A Machine Learning Enabled MDO for Bio-Inspired Autonomous Underwater Gliders
Andrea Serani, Giorgio Palma, Jeroen Wackers, Matteo Diez
TL;DR
This work tackles the challenging, highly coupled design problem of bio‑inspired autonomous underwater gliders by introducing a ML‑enabled bi‑level MDO framework (BLISS) that couples external manta‑ray shaped geometry optimization with internal pressure hull sizing. It combines physics‑driven dimensionality reduction (PD‑PME) to obtain a low‑dimensional latent space, multi‑fidelity stochastic radial basis surrogates with uncertainty quantification, and batch Bayesian optimization to efficiently explore the design space. The methodology yields a Pareto front with significant gains: a 14.7% increase in maximum hydrodynamic efficiency and a 12.8% reduction in empty hull weight relative to a baseline manta‑inspired design, while satisfying all disciplinary constraints; the results are supported by cross‑validation with high‑fidelity solvers and flow‑physics interpretation. The approach demonstrates that integrating physics‑aware dimensionality reduction with multi‑fidelity surrogate modeling and uncertainty‑aware optimization can enable scalable, physically consistent MDO for complex, high‑dimensional, multi‑disciplinary engineering problems, with potential applicability to other marine and aerospace designs.
Abstract
The preliminary design of AUGs is intrinsically challenging due to the strong coupling between the external hydrodynamic shape, the hydrostatic balance, the structural integrity, and internal packaging constraints. This complexity is further amplified for bio-inspired configurations, whose rich geometric parametrizations lead to high-dimensional design spaces that are difficult to explore using conventional optimization approaches.

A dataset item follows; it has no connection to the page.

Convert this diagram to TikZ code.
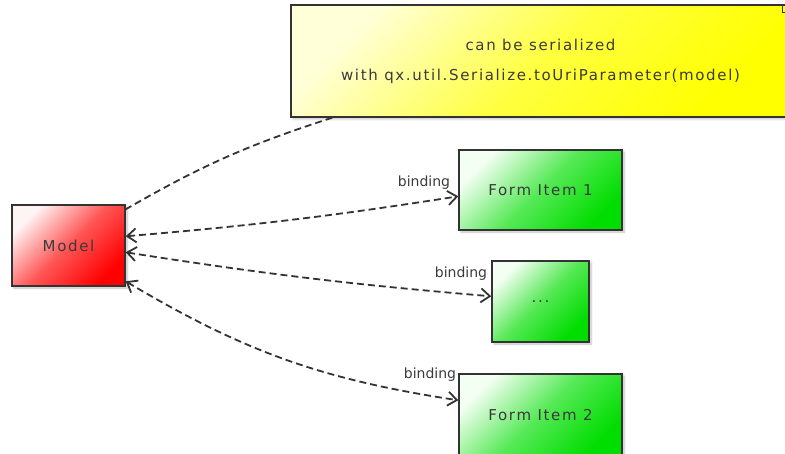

This work presents a ML-enabled bi-level multidisciplinary design optimization (MDO) framework for the performance-driven design of a manta-ray-inspired AUG. At the upper level, hydrodynamically efficient external geometries are explored in a reduced design space obtained through physics-driven parametric model embedding, which identifies a low-dimensional latent representation directly correlated with the lift, drag, and pressure distributions. At the lower level, a constrained internal sizing problem determines the minimum feasible empty weight by accounting for structural, hydrostatic, geometric, and payload constraints. To render the resulting bi-level problem computationally tractable, a multi-fidelity surrogate-based optimization strategy is adopted, combining low- and high-fidelity hydrodynamic models with stochastic radial basis function surrogates and adaptive Bayesian sampling. The framework enables efficient exploration of the coupled design space while rigorously managing model uncertainty and computational cost. The optimized configurations exhibit a 14.7\% improvement in maximum hydrodynamic efficiency and a 12.8\% reduction in empty weight relative to the baseline design, while satisfying all disciplinary constraints. These results demonstrate that the integration of physics-driven dimensionality reduction and multi-fidelity machine learning enables scalable and physically consistent MDO of complex bio-inspired underwater vehicles.